An Arkansas State Police dashcam captured a high-speed pursuit involving an S550 Mustang GT whose driver decided that running from a routine traffic stop was a better option than dealing with the outstanding warrants that would have come up when the trooper ran his information.
The logic behind the decision — if you can call it that — is easy enough to understand from the outside. Someone with active warrants gets pulled over and calculates that a few extra hours or days of freedom is worth the risk of a chase. What the calculation consistently underestimates is how quickly a pursuit escalates and how limited the realistic escape options are, particularly in an era of spike strips, aerial units, and license plate readers that can track a fleeing vehicle even after it breaks visual contact with pursuing officers.

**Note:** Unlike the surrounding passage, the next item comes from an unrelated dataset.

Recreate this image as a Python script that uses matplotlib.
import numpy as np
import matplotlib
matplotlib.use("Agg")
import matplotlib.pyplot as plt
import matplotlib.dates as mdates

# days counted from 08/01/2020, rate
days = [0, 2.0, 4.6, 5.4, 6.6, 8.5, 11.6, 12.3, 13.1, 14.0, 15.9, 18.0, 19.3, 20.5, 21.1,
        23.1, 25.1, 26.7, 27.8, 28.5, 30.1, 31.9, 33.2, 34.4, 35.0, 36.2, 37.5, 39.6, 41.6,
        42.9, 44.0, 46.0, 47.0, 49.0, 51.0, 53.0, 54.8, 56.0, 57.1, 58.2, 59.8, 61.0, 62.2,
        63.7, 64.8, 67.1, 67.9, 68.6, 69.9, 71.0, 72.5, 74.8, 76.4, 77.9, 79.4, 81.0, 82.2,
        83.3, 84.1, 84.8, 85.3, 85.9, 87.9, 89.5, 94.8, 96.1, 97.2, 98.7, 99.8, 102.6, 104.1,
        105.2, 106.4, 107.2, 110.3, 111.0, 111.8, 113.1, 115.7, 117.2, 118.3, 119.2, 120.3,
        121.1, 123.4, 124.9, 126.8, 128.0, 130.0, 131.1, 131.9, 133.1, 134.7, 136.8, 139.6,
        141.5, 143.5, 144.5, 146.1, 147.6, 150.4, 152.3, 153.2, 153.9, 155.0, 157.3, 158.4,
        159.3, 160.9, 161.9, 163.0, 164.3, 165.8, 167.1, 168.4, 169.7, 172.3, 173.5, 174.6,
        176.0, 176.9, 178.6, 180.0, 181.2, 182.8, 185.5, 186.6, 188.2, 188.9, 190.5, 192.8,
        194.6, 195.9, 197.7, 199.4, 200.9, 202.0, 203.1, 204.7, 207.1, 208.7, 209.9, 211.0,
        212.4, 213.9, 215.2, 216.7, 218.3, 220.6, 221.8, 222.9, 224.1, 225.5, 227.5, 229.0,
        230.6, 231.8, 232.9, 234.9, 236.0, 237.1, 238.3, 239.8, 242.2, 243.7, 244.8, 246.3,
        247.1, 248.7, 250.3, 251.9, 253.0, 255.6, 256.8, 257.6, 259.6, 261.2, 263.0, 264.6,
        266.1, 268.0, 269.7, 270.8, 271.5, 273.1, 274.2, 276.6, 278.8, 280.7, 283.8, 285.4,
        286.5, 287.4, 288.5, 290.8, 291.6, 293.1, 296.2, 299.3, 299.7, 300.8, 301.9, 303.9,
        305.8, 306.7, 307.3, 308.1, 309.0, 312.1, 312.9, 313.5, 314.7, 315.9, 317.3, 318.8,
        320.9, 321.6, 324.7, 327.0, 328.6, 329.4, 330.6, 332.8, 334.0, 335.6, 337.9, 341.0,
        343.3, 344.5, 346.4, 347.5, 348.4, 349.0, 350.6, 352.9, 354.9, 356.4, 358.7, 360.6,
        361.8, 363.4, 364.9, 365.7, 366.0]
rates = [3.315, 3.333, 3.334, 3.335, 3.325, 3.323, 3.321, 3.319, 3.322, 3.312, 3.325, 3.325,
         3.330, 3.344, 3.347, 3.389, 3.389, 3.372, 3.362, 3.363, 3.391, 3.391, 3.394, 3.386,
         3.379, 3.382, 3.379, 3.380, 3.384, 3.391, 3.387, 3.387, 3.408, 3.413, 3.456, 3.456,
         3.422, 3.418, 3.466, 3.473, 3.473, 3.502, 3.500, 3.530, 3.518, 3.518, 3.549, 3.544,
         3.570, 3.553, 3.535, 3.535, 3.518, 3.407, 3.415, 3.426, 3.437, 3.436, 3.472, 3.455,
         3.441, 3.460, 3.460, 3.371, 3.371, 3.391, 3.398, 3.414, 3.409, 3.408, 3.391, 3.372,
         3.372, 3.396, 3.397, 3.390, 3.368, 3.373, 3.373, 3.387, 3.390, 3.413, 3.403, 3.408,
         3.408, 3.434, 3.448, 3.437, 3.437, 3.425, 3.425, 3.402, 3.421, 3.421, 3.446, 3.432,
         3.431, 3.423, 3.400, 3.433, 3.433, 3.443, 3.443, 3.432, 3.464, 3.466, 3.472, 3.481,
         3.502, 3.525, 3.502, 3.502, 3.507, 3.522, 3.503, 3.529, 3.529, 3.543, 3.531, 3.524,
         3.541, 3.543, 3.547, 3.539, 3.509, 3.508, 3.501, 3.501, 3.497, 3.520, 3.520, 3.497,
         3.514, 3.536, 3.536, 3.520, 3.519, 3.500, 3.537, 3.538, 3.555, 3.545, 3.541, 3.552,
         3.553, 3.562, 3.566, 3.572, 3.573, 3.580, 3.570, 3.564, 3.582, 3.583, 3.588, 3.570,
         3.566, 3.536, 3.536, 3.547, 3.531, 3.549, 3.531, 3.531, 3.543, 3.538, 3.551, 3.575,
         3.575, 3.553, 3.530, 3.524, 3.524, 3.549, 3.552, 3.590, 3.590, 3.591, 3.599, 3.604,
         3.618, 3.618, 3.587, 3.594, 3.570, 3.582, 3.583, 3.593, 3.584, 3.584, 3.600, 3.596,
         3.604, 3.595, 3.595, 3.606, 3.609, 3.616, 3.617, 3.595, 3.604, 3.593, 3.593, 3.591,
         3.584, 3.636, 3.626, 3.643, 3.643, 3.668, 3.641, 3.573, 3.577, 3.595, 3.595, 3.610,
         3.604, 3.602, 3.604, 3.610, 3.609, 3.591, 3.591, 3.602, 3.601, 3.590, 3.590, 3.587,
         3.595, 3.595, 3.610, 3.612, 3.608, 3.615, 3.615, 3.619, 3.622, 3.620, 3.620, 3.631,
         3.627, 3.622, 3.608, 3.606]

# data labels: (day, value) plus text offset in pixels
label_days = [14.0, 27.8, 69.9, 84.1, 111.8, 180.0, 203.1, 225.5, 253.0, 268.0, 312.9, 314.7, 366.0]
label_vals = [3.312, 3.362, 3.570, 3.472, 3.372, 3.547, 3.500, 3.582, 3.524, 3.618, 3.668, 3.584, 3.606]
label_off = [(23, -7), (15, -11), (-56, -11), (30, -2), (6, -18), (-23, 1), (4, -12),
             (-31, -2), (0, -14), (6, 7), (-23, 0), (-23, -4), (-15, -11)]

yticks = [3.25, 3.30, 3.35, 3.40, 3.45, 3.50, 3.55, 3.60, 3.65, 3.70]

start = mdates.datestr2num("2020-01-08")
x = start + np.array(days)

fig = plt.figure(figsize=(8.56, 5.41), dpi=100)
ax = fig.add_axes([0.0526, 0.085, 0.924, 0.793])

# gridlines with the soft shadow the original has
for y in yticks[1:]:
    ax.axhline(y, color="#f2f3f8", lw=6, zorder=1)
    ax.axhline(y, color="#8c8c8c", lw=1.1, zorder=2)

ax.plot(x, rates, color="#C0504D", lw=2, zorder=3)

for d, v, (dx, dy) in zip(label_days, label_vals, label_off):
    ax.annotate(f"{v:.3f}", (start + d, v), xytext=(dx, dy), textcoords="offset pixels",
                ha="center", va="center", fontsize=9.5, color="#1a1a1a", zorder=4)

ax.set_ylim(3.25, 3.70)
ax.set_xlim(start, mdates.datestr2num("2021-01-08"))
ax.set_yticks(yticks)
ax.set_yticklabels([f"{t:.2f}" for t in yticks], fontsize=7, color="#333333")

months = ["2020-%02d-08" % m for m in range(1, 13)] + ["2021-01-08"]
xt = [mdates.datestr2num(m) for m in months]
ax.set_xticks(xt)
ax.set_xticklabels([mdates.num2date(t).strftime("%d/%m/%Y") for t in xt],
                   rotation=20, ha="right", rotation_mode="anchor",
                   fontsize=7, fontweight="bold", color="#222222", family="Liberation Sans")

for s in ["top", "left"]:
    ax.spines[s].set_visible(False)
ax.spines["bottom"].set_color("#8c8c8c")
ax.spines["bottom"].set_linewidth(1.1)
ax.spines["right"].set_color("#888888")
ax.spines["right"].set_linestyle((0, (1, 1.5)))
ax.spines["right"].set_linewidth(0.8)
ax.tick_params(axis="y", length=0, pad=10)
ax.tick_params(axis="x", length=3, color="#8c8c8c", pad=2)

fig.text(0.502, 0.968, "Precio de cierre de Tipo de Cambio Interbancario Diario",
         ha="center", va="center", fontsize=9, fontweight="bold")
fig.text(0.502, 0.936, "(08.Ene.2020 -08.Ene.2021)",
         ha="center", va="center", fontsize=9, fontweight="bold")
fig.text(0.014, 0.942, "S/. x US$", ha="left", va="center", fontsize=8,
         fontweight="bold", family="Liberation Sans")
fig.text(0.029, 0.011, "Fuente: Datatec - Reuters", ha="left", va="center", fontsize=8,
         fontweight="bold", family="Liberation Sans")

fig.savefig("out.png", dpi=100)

The Mustang GT is a capable car by factory standards — the 5.0-liter V8 makes 450 horsepower and the car handles respectably. But police pursuit vehicles, particularly Arkansas State Police’s Dodge Charger Pursuit and Ford Police Interceptor fleet, are purpose-prepared for high-speed chases in ways the standard configuration of a consumer performance car isn’t. Pursuit tires, transmission programming for extended high-speed operation, and drivers trained specifically for these situations give law enforcement a significant advantage that gets larger the longer a chase goes.
The footage from this particular chase is instructive mostly because of how routine it is — a familiar script of bad decisions compounding each other. The driver added charges to whatever he was already wanted for, risked his own life and the lives of others on public roads, and ended up in a significantly worse position than if he’d simply pulled over. These pursuits rarely end well for the person running.